Peepal < fig tree of India noted for great size and longevity; lacks the prop roots of the banyan; regarded as sacred by Buddhists >

I knew that the word peepal originated in Hindi and that it referred to the species of sacred fig native to the Indian subcontinent. It was only when I went to Bodhgaya in Bihar, however, that I discovered how little I knew about this medicinal tree. The peepal tree, called the Tree of Creation, is the oldest recorded species, according to a seal discovered in the Mohenjo-daro.  I knew another most celebrated detail, of course: The peepal tree—called “ficus religiosa” and known commonly as the Bodhi—was the storied canopy under which Gautama Buddha attained enlightenment.

I imagined it had soaked in the thoughts of Sita, and Krishna and all those wise men who had pondered the course of their lives under it. Inside the grey stone of the temple, I felt its vibrations as we neared the gold-painted pillars enclosing the tree. Scores of devotees chanted around it. Some were deep in meditation. Some put their faces to the pillars, loathe, it seemed, to pry themselves away.  Many worshippers, including several 8 and 9-year-old monks, counted rosaries and chanted as they circumambulated in grim introspection. Men and women fell to the ground chanting, and then, as they measured three paces with their feet, they fell down to prostrate yet again, measuring the perimeter of the temple. In this timeless place, I was as inconsequential as an aging mosquito contemplating the tenuous, tapered end of the peepal’s heart-shaped leaf as it taxied over it.

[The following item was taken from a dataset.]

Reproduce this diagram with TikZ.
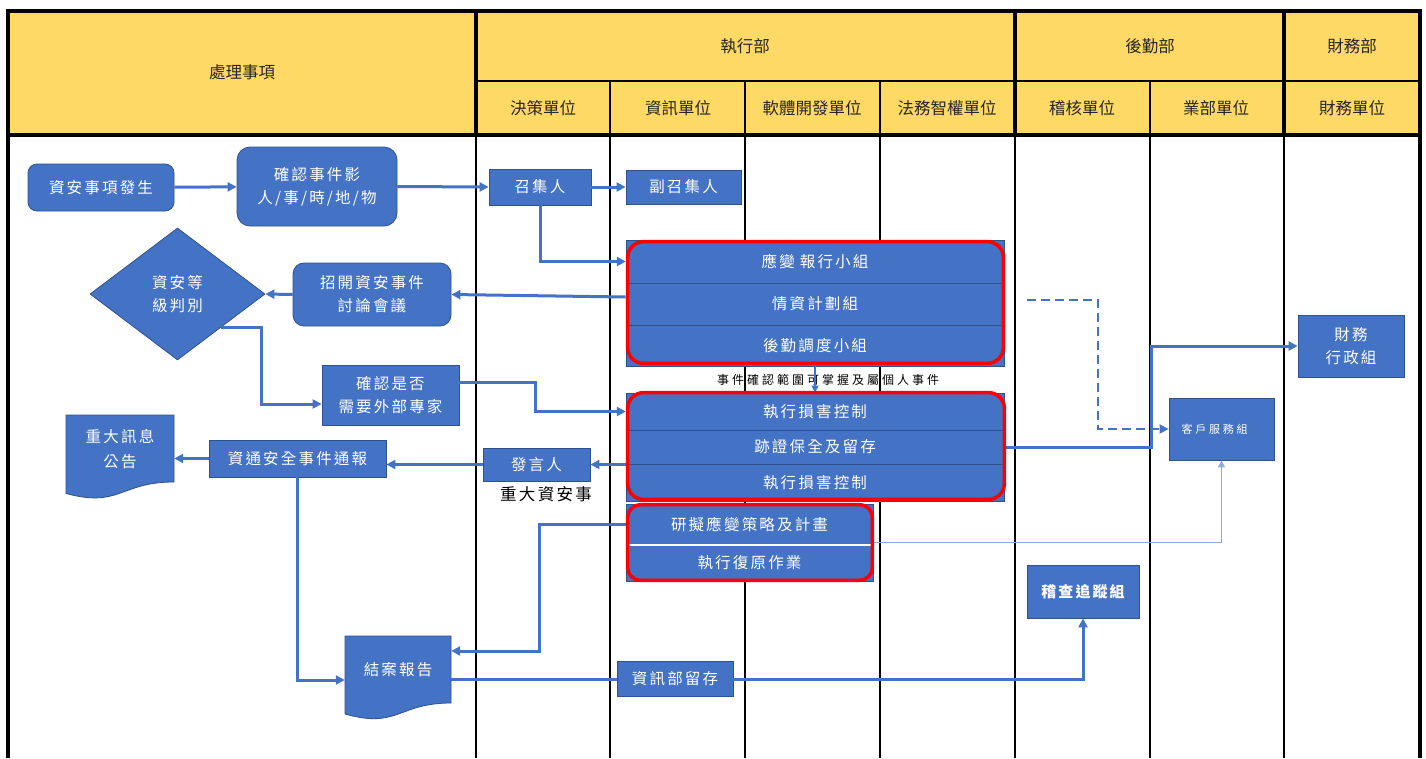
\documentclass[tikz,border=0pt]{standalone}
\usepackage{fontspec}
\setmainfont{Noto Sans CJK TC}
\newfontfamily\bxf[LetterSpace=14]{Noto Sans CJK TC}
\newfontfamily\ntf[LetterSpace=25]{Noto Sans CJK TC}
\newfontfamily\hdf{Noto Sans CJK TC}
\usetikzlibrary{shapes.geometric,arrows.meta,calc}
\definecolor{hdr}{HTML}{FFD966}
\definecolor{bl}{HTML}{4472C4}
\definecolor{bd}{HTML}{2F528F}
\definecolor{lb}{HTML}{8FAADC}
\begin{document}
\begin{tikzpicture}[x=1pt,y=-1pt,
  box/.style={draw=bd, line width=0.8pt, fill=bl, text=white, inner sep=0pt, align=center,
    font=\bxf\fontsize{15.5}{23}\selectfont},
  rbox/.style={box, rounded corners=9pt},
  rowt/.style={inner sep=0pt, text=white, align=center, font=\bxf\fontsize{15.5}{23}\selectfont},
  doct/.style={inner sep=0pt, text=white, align=center, font=\bxf\fontsize{15.5}{25}\selectfont},
  hcell/.style={inner sep=0pt, text=black!85, font=\hdf\fontsize{16.5}{20}\selectfont},
  conn/.style={draw=bl, line width=3pt, -{Triangle[length=9pt,width=9pt]}},
  thinconn/.style={draw=bl, line width=1.3pt, -{Triangle[length=7pt,width=7pt]}},
  dashconn/.style={draw=bl, line width=1.8pt, dash pattern=on 9pt off 5pt, -{Triangle[length=9pt,width=9pt]}},
  redframe/.style={draw=red, line width=3.5pt, rounded corners=16pt},
  divl/.style={draw=bd, line width=1pt}
]
\useasboundingbox (0,0) rectangle (1426,758);
\fill[white] (0,0) rectangle (1426,758);
% header background
\fill[hdr] (8,11) rectangle (1420,135);
% body column lines
\foreach \x in {476,610,745,880,1015,1150,1284} \draw[line width=2pt] (\x,135) -- (\x,758);
% header grid
\draw[line width=1.5pt] (476,81) -- (1420,81);
\foreach \x in {610,745,880} \draw[line width=1.5pt] (\x,81) -- (\x,135);
\draw[line width=2.5pt] (1150,81) -- (1150,135);
\foreach \x in {476,1015,1284} \draw[line width=3.5pt] (\x,11) -- (\x,135);
\draw[line width=4pt] (8,135) -- (1420,135);
\draw[line width=3.5pt] (8,758) -- (8,11) -- (1420,11) -- (1420,758);
% header texts
\node[hcell] (hA) at (242,72) {處理事項};
\node[hcell] (hB) at (745,46) {執行部};
\node[hcell] (hC) at (1150,46) {後勤部};
\node[hcell] (hD) at (1352,46) {財務部};
\node[hcell] (s1) at (543,108) {決策單位};
\node[hcell] (s2) at (678,108) {資訊單位};
\node[hcell] (s3) at (812,108) {軟體開發單位};
\node[hcell] (s4) at (947,108) {法務智權單位};
\node[hcell] (s5) at (1082,108) {稽核單位};
\node[hcell] (s6) at (1216,108) {業部單位};
\node[hcell] (s7) at (1352,108) {財務單位};

% note text between groups
\node[inner sep=0pt, text=black, font=\ntf\fontsize{12}{14}\selectfont] (note) at (828,380) {事件確認範圍可掌握及屬個人事件};

% nodes
\node[rbox, minimum width=146, minimum height=47] (n1) at (101,187.5) {資安事項發生};
\node[rbox, rounded corners=13pt, minimum width=160, minimum height=79] (n2) at (317,186.5) {確認事件影\\人/事/時/地/物};
\node[box, minimum width=102, minimum height=36] (conv) at (540,187) {召集人};
\node[box, minimum width=115, minimum height=34] (vconv) at (683.5,187) {副召集人};

% group 1
\node[box, minimum width=378, minimum height=126] (g1) at (815,303) {};
\node[rowt, minimum width=378, minimum height=43] (r1a) at (815,261.5) {應變\hspace{5pt}報行小組};
\node[rowt, minimum width=378, minimum height=42] (r1b) at (815,304) {情資計劃組};
\node[rowt, minimum width=378, minimum height=41] (r1c) at (815,345.5) {後勤調度小組};
\draw[divl] (r1a.south west) -- (r1a.south east);
\draw[divl] (r1b.south west) -- (r1b.south east);

% group 2
\node[box, minimum width=378, minimum height=108] (g2) at (815,447) {};
\node[rowt, minimum width=378, minimum height=37] (r2a) at (815,411.5) {執行損害控制};
\node[rowt, minimum width=378, minimum height=34] (r2b) at (815,447) {跡證保全及留存};
\node[rowt, minimum width=378, minimum height=37] (r2c) at (815,482.5) {執行損害控制};
\draw[divl] (r2a.south west) -- (r2a.south east);
\draw[divl] (r2b.south west) -- (r2b.south east);

% group 3
\node[box, minimum width=247, minimum height=77] (g3) at (749.5,542.5) {};
\node[rowt, minimum width=247, minimum height=41] (r3a) at (749.5,524.5) {研擬應變策略及計畫};
\node[rowt, minimum width=247, minimum height=36] (r3b) at (749.5,563) {執行復原作業};
\draw[white, line width=2pt] (r3a.south west) -- (r3a.south east);

\node[rbox, rounded corners=11pt, minimum width=158, minimum height=63] (meet) at (372,294.5) {招開資安事件\\討論會議};
\node[diamond, aspect=1.33, draw=bd, line width=0.8pt, fill=bl, text=white, inner sep=0pt, align=center,
  minimum width=175, minimum height=132, font=\bxf\fontsize{15.5}{23}\selectfont] (dia) at (177.5,294) {資安等\\級判別};
\node[box, minimum width=137, minimum height=60] (ext) at (390.5,395) {確認是否\\需要外部專家};
\node[box, minimum width=107, minimum height=33] (spk) at (536.5,464.5) {發言人};
\node[inner sep=0pt, text=black, font=\bxf\fontsize{16.5}{18}\selectfont] (spklab) at (546,494) {重大資安事};
\node[box, minimum width=177, minimum height=37] (rpt) at (297.5,458.5) {資通安全事件通報};

% document shapes
\filldraw[fill=bl, draw=bd, line width=0.8pt] (66,415) -- (174,415) -- (174,482) .. controls (120,482) and (120,508) .. (66,493.5) -- cycle;
\node[doct, minimum width=108, minimum height=68] (ann) at (120,449) {重大訊息\\公告};
\filldraw[fill=bl, draw=bd, line width=0.8pt] (345,636) -- (451,636) -- (451,703) .. controls (398,703) and (398,729) .. (345,714) -- cycle;
\node[doct, minimum width=106, minimum height=68] (close) at (398,670) {結案報告};

\node[box, minimum width=116, minimum height=35] (keep) at (675,679) {資訊部留存};
\node[box, minimum width=112, minimum height=53, font=\bxf\bfseries\fontsize{15}{20}\selectfont] (audit) at (1083,591.5) {稽查追蹤組};
\node[box, minimum width=105, minimum height=62, font=\ntf\fontsize{11}{14}\selectfont] (cs) at (1221.5,429) {客戶服務組\hspace*{14pt}};
\node[box, minimum width=106, minimum height=62] (fin) at (1351,346) {財務\\行政組};

\coordinate (dstart) at (1027,300);

% connectors
\draw[conn] (n1) -- (n2);
\draw[conn] (n2.east) -- (conv.west);
\draw[conn] (conv) -- (vconv);
\draw[conn] (conv.south) |- (r1a.west);
\draw[conn] ($(g1.west)+(0,-6)$) -- (meet.east);
\draw[conn] (meet.west) -- (dia.east);
\draw[conn] (dia.south east) -- ++(40,0) |- ($(ext.west)+(0,9)$);
\draw[conn] ($(ext.east)+(0,-13)$) -- ++(76,0) |- (r2a.west);
\draw[conn] (g2.west |- spk.east) -- (spk.east);
\draw[conn] (spk.west) -- (spk.west -| rpt.east);
\draw[conn] (rpt.west) -- (rpt.west -| ann.east);
\draw[conn] (rpt.south) |- ($(close.west)+(0,10)$);
\draw[conn] (r3a.west) -- ++(-86,0) |- ($(close.east)+(0,-19)$);
\draw[draw=bl, line width=3pt] (close.east |- keep.west) -- (keep.west);
\draw[conn] (keep.east) -| (audit.south);
\draw[conn] (r2b.east) -- ++(147,0) |- (fin.west);
\draw[dashconn] (dstart) -- ++(71,0) |- (cs.west);
\draw[draw=lb, line width=1.3pt, -{Triangle[length=7pt,width=7pt]}] (g3.east) -| (cs.south);
\draw[thinconn] (g1.south) -- (g2.north);

% red frames
\draw[redframe] ($(g1.north west)+(2,2)$) rectangle ($(g1.south east)+(-1,-3)$);
\draw[redframe] ($(g2.north west)+(2,0)$) rectangle ($(g2.south east)+(0,-2)$);
\draw[redframe, rounded corners=13pt] ($(g3.north west)+(2,1)$) rectangle ($(g3.south east)+(-1,-1)$);
\end{tikzpicture}
\end{document}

During my long stay in India, and in December in particular, the idea of the tree—as a symbol of life and immanence, as a provider of shade and succor, as an object of beauty, as a giver of life, as that something we hold meaningful to our lives—would haunt me many times over as the new year approached.

One evening in the first week of December, I was standing in line at Prithvi Theater in Mumbai’s Juhu suburb when I struck up a conversation with a stranger waiting behind me. By the time we finished exchanging details about our lives, she had offered to lead me on a tree walk to show me the thoughtful curation of the city’s Hiranandani gardens.

At 5 pm, Renee Vyas, a tree expert who had led enthusiasts on over a hundred walks in Mumbai, was awaiting me, a bag drawn across her chest from which she would fish out her botanical encyclopedia several times to explain the details of every specimen. I learned about the difference between the kapok and the silk cotton that were so similar and yet so unique. We walked past twenty-three species of palms in that small garden that had been thoughtfully curated with a row of native species and another row of non-native species. She pointed to the “Cycad Revoluta,” one of the most primitive living seed plants known as the sago palm and growing a nano inch a year in my backyard in Saratoga. The time Renee gave me that evening seemed prescient when, on December 12th, a cyclone ravaged all the foliage and every manmade cable or object lying in its trajectory in my city of Chennai.

As the 90-mile wind thundered through the neighborhood it felled large chunks of giant trees. In the city that had ruthlessly chopped up trees to build sideways and upwards and forwards, the cyclone cordoned off neighborhoods, decimating power supply for days. Down our road, a falling branch of the kapok tree had split a brick wall.  Outside our home, a million red seeds of the manjadi tree glistened by their twisted pods. The tree stood, however, proving once again that the love of its owners could overpower the potency of nature.

In the next many days, Chennai reeked of rotting leaves and algae. A week after, as foliage baked in the sun, the city faced the peril of fire hazard as it hurried to clear the debris from the disaster. At Jeeva Park, my late father’s stomping grounds, the destruction from the cyclone was total.

Now, the canopy over Jeeva Park—of neem braiding into peepal, gulmohar, mango, kapok and ashoka—had vanished. The sun seared our heads as we walked. Even though the park’s railings had been torqued and the pathways rent open as trees stood uprooted, one thing had been untouched. The idol of Ganesha still sat under a new, much diminished arbor of the central peepal tree.